Monday, April 23, 2007

Lesson Plan Week 3

Some website information


Some class information--No Cliff Notes Due for any author. If you have done your part, turn it in for "Study Question" portion of weekly grade.


Small world, big need for poetry

Lucinda Roy

http://www.nytimes.com/2007/04/17/opinion/17roy.html?_r=1&oref=slogin

then this

http://query.nytimes.com/search/query?query=lucinda+roy&srchst=nyt


Jim Bodeen:

Creative responses

On the ride home

Study Questions

Study questions

Pick one poem from each section of the book. Rearrange them in your own order. Build a book within a book. Explain your choices for poems and explain why you put them in that order. How do they “talk” to each other in this new order? Is this a different story? The idea is to get you thinking about the sequence of the poems.
2. Find three examples of Bodeen’s sense of humor. How does he use humor in his poems? Does it have a purpose, make a statement? How do they fit in the chapters?

3. Explain the connection to Viet Nam for the last poems in the book starting with “Rexroth” poem.

4. Show how the first section: Nothing is Hid, is also structured as an initiation ritual, in miniature.

5. Tolstoy said you must be wounded into writing, but you musn’t write until the wound has healed. Toni Morrison says, language alone protects us from the scariness of things with no names. language alone is meditation."

For the sake of argument, I loosely paraphrase Morrison as: Write to heal the wound.

And Tolstoy tells us to button our lip until we have something to say.

Which impulse better descrbes Bodeen’s book? Whose advice does he seem to follow?

6. This book is a book about recovery and discovery. What does Bodeen recover? What does he discover? How does he do it?


Break

Blue Begonia Press Slide Show

Introduction to Michael Daley and Me

Read some of each chapter

Reading for Daley

For the One Among Us Who Will Be the First To Die 11-22
At Amy Moment 41-48
All Watched Over by Machines of Loving Grace 77-90
Running on Empty 141-156
Wild Art 197-220

  1. (about 90 pages)

    Study questions for Michael Daley:

    1. What’s a Lyrical Essay?

    They leap around, slip images together and are interested in the rhythms and sounds of words and sentences, and even lines–those elements most readily associated with poetry. I believe they are essays, though, and that they think in essayistic ways. I hope [for] a sense of the "lyrical"–a state of song and movement in my work. I think of the "lyric" essay not so much as a sub-genre, but more as a quality that others might apply to the work.

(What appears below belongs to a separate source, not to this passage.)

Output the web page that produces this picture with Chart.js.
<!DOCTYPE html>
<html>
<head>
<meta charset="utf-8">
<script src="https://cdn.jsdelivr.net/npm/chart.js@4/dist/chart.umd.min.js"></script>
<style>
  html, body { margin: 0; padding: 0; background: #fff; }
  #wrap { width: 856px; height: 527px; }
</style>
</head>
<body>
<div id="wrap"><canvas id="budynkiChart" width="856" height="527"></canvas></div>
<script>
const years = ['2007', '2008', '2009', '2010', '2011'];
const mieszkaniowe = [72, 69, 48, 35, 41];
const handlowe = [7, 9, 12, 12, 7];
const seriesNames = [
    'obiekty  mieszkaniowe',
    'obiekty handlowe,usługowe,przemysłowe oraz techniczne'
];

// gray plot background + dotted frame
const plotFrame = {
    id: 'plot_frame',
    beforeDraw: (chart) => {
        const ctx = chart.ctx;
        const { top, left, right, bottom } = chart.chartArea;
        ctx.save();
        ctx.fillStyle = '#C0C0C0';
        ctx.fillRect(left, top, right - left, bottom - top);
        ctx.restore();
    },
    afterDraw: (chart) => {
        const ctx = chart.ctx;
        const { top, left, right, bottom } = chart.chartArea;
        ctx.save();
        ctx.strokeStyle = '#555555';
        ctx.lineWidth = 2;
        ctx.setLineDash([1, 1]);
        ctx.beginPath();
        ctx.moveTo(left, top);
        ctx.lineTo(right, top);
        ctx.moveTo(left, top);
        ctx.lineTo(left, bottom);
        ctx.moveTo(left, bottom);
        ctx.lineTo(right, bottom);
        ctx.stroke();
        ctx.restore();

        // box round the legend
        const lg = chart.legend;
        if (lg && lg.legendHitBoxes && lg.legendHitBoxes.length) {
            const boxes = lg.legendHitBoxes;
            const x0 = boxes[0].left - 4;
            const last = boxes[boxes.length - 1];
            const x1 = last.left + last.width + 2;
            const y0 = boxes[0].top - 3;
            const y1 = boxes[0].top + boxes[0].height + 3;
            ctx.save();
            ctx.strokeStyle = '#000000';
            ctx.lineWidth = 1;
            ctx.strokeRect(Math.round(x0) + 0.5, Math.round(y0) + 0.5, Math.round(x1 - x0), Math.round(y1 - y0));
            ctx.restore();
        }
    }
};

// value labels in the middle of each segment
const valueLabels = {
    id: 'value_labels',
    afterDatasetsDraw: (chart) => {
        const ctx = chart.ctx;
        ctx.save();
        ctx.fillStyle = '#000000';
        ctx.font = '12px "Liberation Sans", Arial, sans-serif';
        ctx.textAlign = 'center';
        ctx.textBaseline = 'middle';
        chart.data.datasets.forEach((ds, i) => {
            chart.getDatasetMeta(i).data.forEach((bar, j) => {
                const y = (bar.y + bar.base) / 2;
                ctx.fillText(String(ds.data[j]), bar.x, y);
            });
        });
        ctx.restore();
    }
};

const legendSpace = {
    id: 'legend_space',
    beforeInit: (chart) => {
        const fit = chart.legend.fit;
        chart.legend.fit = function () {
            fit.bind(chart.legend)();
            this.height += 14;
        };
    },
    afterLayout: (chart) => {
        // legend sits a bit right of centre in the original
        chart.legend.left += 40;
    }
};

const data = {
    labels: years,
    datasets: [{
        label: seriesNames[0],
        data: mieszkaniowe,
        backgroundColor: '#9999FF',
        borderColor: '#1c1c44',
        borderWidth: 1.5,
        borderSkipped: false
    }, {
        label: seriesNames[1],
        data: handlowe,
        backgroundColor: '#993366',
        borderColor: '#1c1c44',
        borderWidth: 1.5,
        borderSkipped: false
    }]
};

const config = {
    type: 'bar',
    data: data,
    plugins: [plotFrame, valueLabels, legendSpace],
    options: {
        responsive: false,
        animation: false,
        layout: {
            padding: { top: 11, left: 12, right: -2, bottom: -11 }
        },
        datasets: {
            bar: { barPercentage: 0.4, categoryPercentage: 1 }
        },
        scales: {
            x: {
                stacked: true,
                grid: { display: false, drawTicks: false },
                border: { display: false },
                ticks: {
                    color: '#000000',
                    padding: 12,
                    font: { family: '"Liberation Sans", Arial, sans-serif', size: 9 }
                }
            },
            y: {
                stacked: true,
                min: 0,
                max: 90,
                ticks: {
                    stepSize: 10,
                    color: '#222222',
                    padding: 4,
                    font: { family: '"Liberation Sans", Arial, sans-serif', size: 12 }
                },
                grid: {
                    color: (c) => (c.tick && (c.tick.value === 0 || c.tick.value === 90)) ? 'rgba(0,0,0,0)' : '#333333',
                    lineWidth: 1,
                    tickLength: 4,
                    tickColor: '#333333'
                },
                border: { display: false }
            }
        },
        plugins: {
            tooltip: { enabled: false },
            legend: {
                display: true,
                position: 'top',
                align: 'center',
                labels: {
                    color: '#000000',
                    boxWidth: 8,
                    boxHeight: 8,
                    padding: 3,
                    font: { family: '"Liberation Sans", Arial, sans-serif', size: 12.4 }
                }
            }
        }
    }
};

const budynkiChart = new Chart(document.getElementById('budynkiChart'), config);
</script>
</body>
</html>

    The "lyric essay" has been described beautifully by the editors of the Seneca Review: "Loyal to that original sense of essay as a test or a quest, an attempt at making sense, the lyric essay sets off on an uncharted course through interlocking webs of ideas, circumstance, language–a pursuit with no foreknown conclusion, an arrival that might still leave the writer questioning. While it is ruminative, it leaves pieces of experience undigested and tacit, inviting the reader's participatory interpretation. Its voice, spoken from a privacy that we overhear and enter, has the intimacy we have come to expect in the personal essay. Yet in the lyric essay the voice is often more reticent, almost coy, aware of the compliment it pays the reader by dint of understatement."

    (from Lia Purpura)

    Find two examples from Daley’s essays—a few lines or whole passages—that seem to fit this definition of “lyrical essay” and explain what makes them essays, not poems.
  2. Make a timeline of the events in the chapters we are reading, by year or decade? The lyrical part of the essay wants to mix them up. What does it look like untangled?
    How do the ideas and event of the first section carry into the other essays? That is, how do his childhood experiences (in school, in the church, at home) influence his adult life?
  3. Empty Bowl Press ran from 1976-1998. That’s a long time for a press. As
    Daley notes, there were a lot of them around at one time. Not many lasted. What accounts for Empty Bowl’s longevity? And, more riskily, what accounts for it’s stopping?
  4. (MANDATORY) Find an historical or literary allusion in the chapters. Write a footnote so a student unfamiliar with the time period will be able to follow his ideas. Give some brief background. Please, no plagiarism.
  5. Combining what you’ve been able to see of Blue Begonia Press and “Running on Empty” from Daley, what picture forms of the Northwest independent press community? What have you learned about small presses from Blue Begonia and from Empty Bowl?